Document Type : Research Article


1 Department of Psychology, Semnan Branch, Islamic Azad University, Semnan, Iran

2 Social Determinants of Health Research Center, Semnan University of Medical Sciences, Semnan, Iran



Background: Generalized Anxiety Disorder (GAD) is characterized by an excessive preoccupation with daily life occurrences and situations. This study aimed to compare the effectiveness of Metacognitive Therapy (MCT) and Acceptance and Commitment Therapy (ACT) in reducing worry and improving the quality of life among women diagnosed with GAD.
Methods: A quasi-experimental study was conducted using a pretest and a 3-month follow-up design. The study participants were women with GAD selected through convenient sampling in Tehran, Iran, from September to November 2022. According to the research design, the participants were divided into experimental and control groups (n=17 in each group). The experimental group underwent a 10-session treatment protocol based on ACT, while the control group did not receive any specific treatment. Data collection was accomplished using the Pennsylvania State Worry Questionnaire (PSWQ) to assess worry, the Brief Generalized Anxiety Disorder Scale (GAD-7) to measure generalized anxiety, and the Quality of Life Questionnaire (QOL) to assess the quality of life.

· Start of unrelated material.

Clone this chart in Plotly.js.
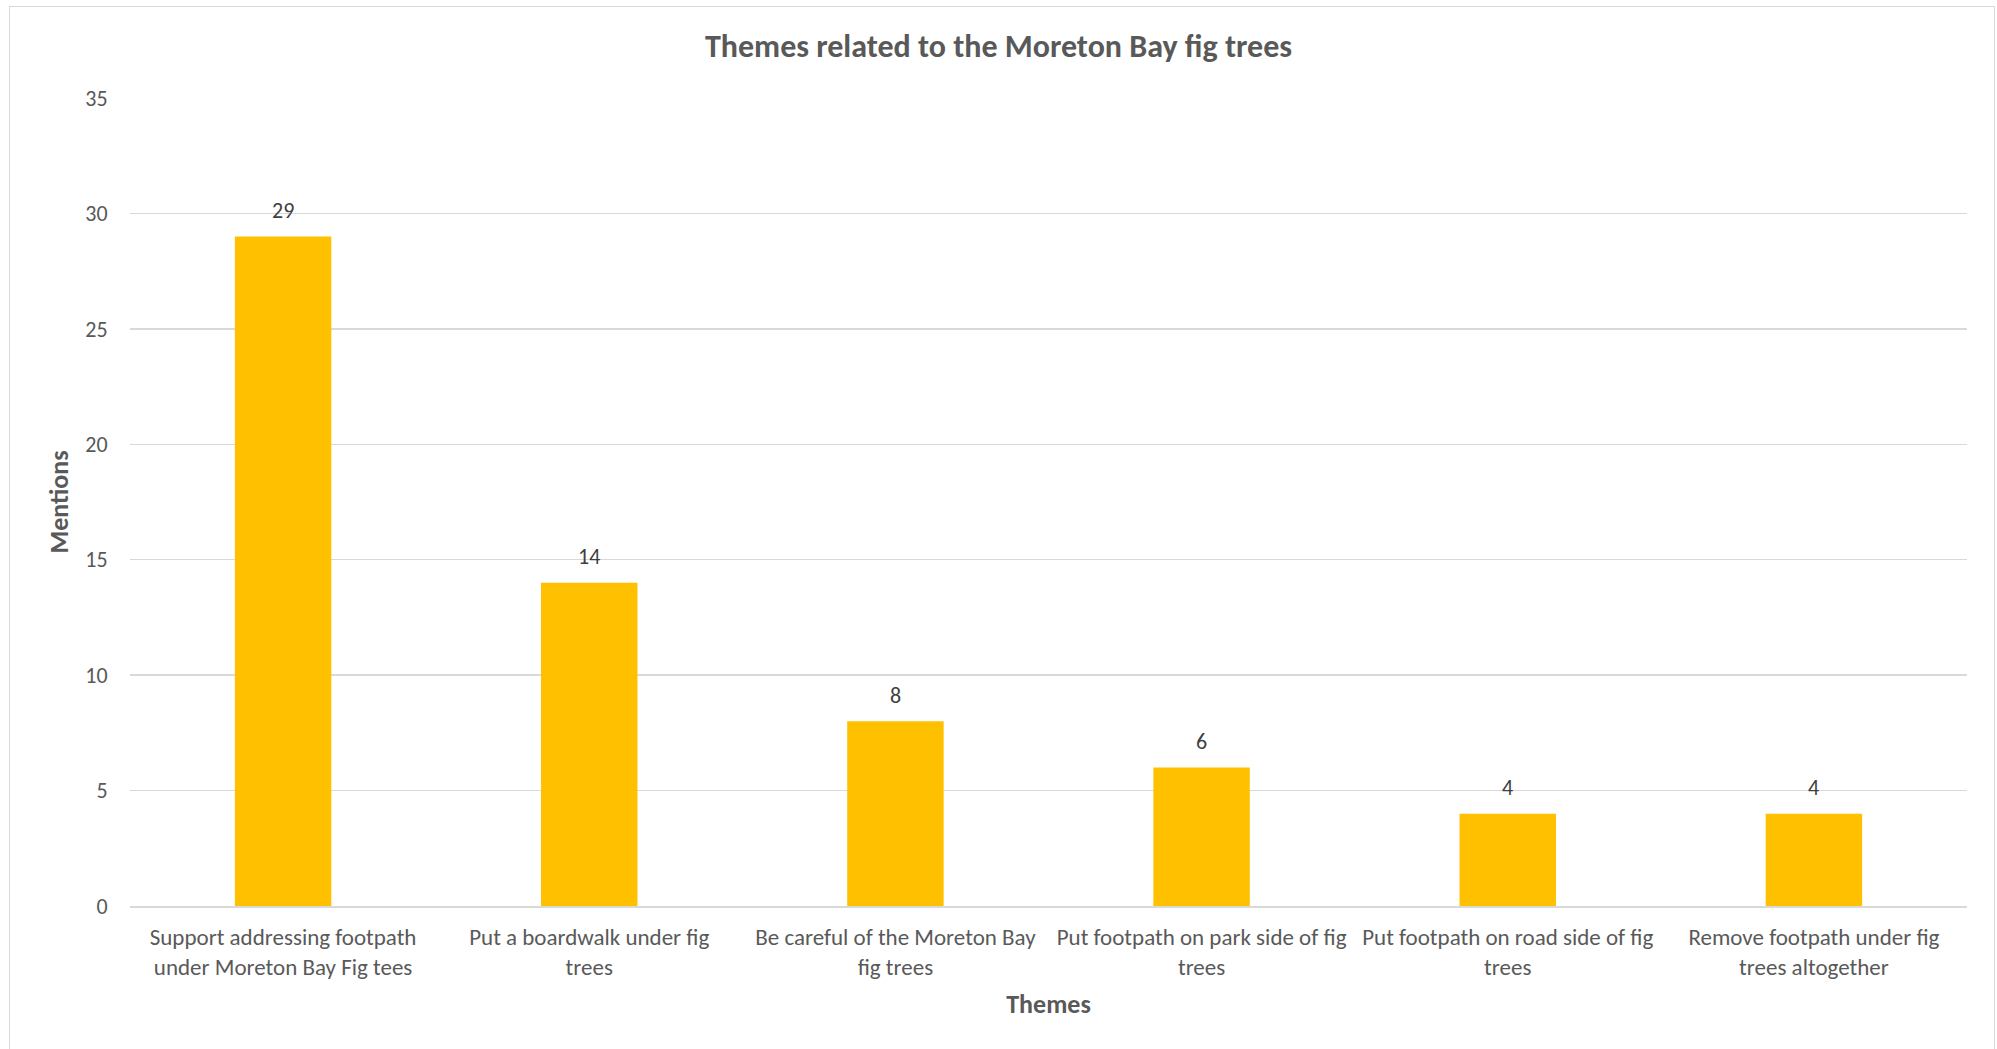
<!DOCTYPE html>
<html>
<head>
<meta charset="utf-8">
<script src="https://cdn.plot.ly/plotly-3.0.1.min.js"></script>
<style>
  html, body { margin: 0; padding: 0; background: #ffffff; }
  #wrap { position: relative; width: 1997px; height: 1049px; overflow: hidden; }
  #chart { width: 1997px; height: 1049px; }
  #frame { position: absolute; left: 9px; top: 6px; width: 1986px; height: 1060px;
           border: 1.5px solid #d9d9d9; box-sizing: border-box; pointer-events: none; }
</style>
</head>
<body>
<div id="wrap">
  <div id="chart"></div>
  <div id="frame"></div>
</div>
<script>
const categories = [
  "Support addressing footpath under Moreton Bay Fig tees",
  "Put a boardwalk under fig trees",
  "Be careful of the Moreton Bay fig trees",
  "Put footpath on park side of fig trees",
  "Put footpath on road side of fig trees",
  "Remove footpath under fig trees altogether"
];
const tickLabels = [
  "Support addressing footpath<br>under Moreton Bay Fig tees",
  "Put a boardwalk under fig<br>trees",
  "Be careful of the Moreton Bay<br>fig trees",
  "Put footpath on park side of fig<br>trees",
  "Put footpath on road side of fig<br>trees",
  "Remove footpath under fig<br>trees altogether"
];
const mentions = [29, 14, 8, 6, 4, 4];
const yTicks = [0, 5, 10, 15, 20, 25, 30, 35];

const FONT = "Carlito, Calibri, Lato, 'Open Sans', sans-serif";

const trace = {
  type: "bar",
  x: categories,
  y: mentions,
  marker: { color: "#FFC000" },
  width: 0.315,
  hoverinfo: "x+y"
};

const dataLabels = categories.map((c, i) => ({
  x: c,
  y: mentions[i],
  xref: "x",
  yref: "y",
  text: String(mentions[i]),
  showarrow: false,
  yanchor: "middle",
  yshift: 26,
  font: { family: FONT, size: 22, color: "#404040" }
}));

const layout = {
  width: 1997,
  height: 1049,
  margin: { l: 130, r: 30, t: 98, b: 143 },
  paper_bgcolor: "#ffffff",
  plot_bgcolor: "#ffffff",
  showlegend: false,
  font: { family: FONT, color: "#595959" },
  annotations: dataLabels,
  title: {
    text: "<b>Themes related to the Moreton Bay fig trees</b>",
    font: { family: FONT, size: 32, color: "#595959" },
    x: 0.5, xanchor: "center",
    y: 1 - 46 / 1049, yanchor: "middle", yref: "container"
  },
  xaxis: {
    type: "category",
    tickmode: "array",
    tickvals: categories,
    ticktext: tickLabels,
    tickfont: { family: FONT, size: 23, color: "#595959" },
    showgrid: false,
    showline: true,
    linecolor: "#d9d9d9",
    linewidth: 1.5,
    ticks: "outside",
    ticklen: 10,
    tickcolor: "rgba(0,0,0,0)",
    tickangle: 0,
    automargin: false,
    title: {
      text: "<b>Themes</b>",
      font: { family: FONT, size: 26, color: "#595959" },
      standoff: 15
    }
  },
  yaxis: {
    range: [0, 35],
    tickmode: "array",
    tickvals: yTicks,
    tickfont: { family: FONT, size: 22, color: "#595959" },
    showgrid: true,
    gridcolor: "#d9d9d9",
    gridwidth: 1.5,
    zeroline: false,
    showline: false,
    ticks: "outside",
    ticklen: 17,
    tickcolor: "rgba(0,0,0,0)",
    automargin: false,
    title: {
      text: "<b>Mentions</b>",
      font: { family: FONT, size: 26, color: "#595959" },
      standoff: 9
    }
  }
};

Plotly.newPlot("chart", [trace], layout, { displayModeBar: false, staticPlot: true });
</script>
</body>
</html>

Data analysis was performed using SPSS version 25, utilizing analysis of variance and repeated measures at a significance level of 0.05.

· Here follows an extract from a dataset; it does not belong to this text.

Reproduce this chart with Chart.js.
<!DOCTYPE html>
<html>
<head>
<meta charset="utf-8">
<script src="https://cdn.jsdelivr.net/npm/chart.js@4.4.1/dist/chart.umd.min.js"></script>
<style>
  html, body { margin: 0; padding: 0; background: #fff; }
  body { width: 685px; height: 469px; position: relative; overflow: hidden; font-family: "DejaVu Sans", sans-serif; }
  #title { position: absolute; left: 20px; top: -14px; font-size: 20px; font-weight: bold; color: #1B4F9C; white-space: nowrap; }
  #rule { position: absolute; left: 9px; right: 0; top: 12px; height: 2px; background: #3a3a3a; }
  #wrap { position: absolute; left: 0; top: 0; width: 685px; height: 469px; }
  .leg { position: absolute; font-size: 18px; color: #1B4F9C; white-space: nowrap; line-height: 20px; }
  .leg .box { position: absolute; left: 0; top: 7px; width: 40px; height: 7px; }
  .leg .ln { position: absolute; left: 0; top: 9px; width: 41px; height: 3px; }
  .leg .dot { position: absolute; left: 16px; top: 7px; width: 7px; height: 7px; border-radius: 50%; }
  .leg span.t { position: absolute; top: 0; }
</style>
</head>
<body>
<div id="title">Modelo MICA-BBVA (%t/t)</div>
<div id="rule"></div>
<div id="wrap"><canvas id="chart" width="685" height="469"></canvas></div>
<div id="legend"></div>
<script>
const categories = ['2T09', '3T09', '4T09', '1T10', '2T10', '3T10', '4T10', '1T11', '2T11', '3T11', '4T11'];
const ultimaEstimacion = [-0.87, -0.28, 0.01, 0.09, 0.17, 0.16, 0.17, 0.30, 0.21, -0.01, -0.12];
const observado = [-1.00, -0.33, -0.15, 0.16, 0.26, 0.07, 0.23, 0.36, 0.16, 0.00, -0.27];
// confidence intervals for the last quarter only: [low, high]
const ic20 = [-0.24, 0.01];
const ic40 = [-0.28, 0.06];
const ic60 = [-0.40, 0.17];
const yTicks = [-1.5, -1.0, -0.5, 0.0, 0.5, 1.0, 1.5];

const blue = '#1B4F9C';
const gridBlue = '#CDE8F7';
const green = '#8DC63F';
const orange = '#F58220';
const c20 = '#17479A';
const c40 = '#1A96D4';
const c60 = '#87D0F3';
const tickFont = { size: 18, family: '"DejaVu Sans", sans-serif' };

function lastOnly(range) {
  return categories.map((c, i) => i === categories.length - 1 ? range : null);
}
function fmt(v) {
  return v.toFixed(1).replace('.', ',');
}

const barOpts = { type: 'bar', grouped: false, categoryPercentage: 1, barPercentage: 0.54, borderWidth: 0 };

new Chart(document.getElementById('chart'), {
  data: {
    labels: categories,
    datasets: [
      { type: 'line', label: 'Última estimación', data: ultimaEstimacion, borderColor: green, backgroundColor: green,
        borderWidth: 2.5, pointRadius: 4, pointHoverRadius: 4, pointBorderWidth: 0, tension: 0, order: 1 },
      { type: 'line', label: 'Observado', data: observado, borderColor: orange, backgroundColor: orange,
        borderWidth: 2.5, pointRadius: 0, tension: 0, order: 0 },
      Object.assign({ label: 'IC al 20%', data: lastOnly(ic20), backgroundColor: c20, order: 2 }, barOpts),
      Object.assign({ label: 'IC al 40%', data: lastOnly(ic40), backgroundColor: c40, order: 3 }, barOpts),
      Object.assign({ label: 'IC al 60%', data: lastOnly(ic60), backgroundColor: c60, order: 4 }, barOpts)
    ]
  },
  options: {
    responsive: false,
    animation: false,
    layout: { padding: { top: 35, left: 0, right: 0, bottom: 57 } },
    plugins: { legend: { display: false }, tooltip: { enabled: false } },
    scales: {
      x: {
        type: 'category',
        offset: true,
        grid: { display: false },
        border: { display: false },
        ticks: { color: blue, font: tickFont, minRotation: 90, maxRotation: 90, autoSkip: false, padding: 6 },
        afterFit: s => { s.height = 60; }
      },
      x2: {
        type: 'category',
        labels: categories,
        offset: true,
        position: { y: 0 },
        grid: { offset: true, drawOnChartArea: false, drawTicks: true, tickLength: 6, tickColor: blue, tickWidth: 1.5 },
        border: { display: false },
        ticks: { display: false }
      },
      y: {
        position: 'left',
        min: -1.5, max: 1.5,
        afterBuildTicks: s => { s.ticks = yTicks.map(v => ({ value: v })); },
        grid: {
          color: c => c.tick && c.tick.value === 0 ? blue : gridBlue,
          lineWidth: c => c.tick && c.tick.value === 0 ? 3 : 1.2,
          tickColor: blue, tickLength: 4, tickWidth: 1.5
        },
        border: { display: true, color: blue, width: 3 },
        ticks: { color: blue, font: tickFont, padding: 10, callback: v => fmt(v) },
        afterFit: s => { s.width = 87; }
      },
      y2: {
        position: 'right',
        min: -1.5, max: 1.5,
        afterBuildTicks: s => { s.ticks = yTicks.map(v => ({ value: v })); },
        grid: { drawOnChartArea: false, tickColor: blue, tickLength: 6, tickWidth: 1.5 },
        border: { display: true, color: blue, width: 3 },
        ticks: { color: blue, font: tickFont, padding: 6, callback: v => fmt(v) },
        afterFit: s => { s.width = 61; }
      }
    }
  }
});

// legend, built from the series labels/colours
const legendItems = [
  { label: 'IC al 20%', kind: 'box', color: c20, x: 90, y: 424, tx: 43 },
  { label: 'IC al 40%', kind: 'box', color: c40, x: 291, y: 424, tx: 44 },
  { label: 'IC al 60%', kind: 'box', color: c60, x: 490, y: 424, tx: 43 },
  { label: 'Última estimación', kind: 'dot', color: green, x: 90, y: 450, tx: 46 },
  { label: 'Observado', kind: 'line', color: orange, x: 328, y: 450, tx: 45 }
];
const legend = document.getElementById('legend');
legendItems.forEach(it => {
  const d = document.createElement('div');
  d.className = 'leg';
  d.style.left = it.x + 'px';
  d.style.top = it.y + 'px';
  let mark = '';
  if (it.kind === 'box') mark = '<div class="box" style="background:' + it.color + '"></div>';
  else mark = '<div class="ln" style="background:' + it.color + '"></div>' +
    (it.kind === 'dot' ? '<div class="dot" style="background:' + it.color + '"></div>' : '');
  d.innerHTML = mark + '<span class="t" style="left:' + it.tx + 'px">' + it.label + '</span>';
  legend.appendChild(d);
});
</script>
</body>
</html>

Results: Significant differences were observed between the experimental and follow-up phases among the ACT, MCT, and Control groups concerning environmental health variables (P=0.04). The study’s results indicated significant differences in anxiety variables between the three groups (ACT, MCT, and Control) during the experimental and follow-up phases (P=0.001). No significant differences were noted between the ACT, MCT, and control groups regarding changes in physical health at the post-test (P=0.2) and follow-up (P=0.1) phases. In addition, significant differences were found among the three groups (ACT, MCT, and Control) regarding changes in mental health during the pretest and follow-up (P=0.001). This study also revealed significant disparities in social health variables among the three groups (ACT, MCT, and Control) (P=0.001).
Conclusion: In summary, this study suggested that fostering positive thoughts about worrying may contribute to reducing the severity of anxiety disorders in adults. Intriguingly, mindfulness and a focus on the present moment did not appear to be significantly correlated with mild anxiety experiences.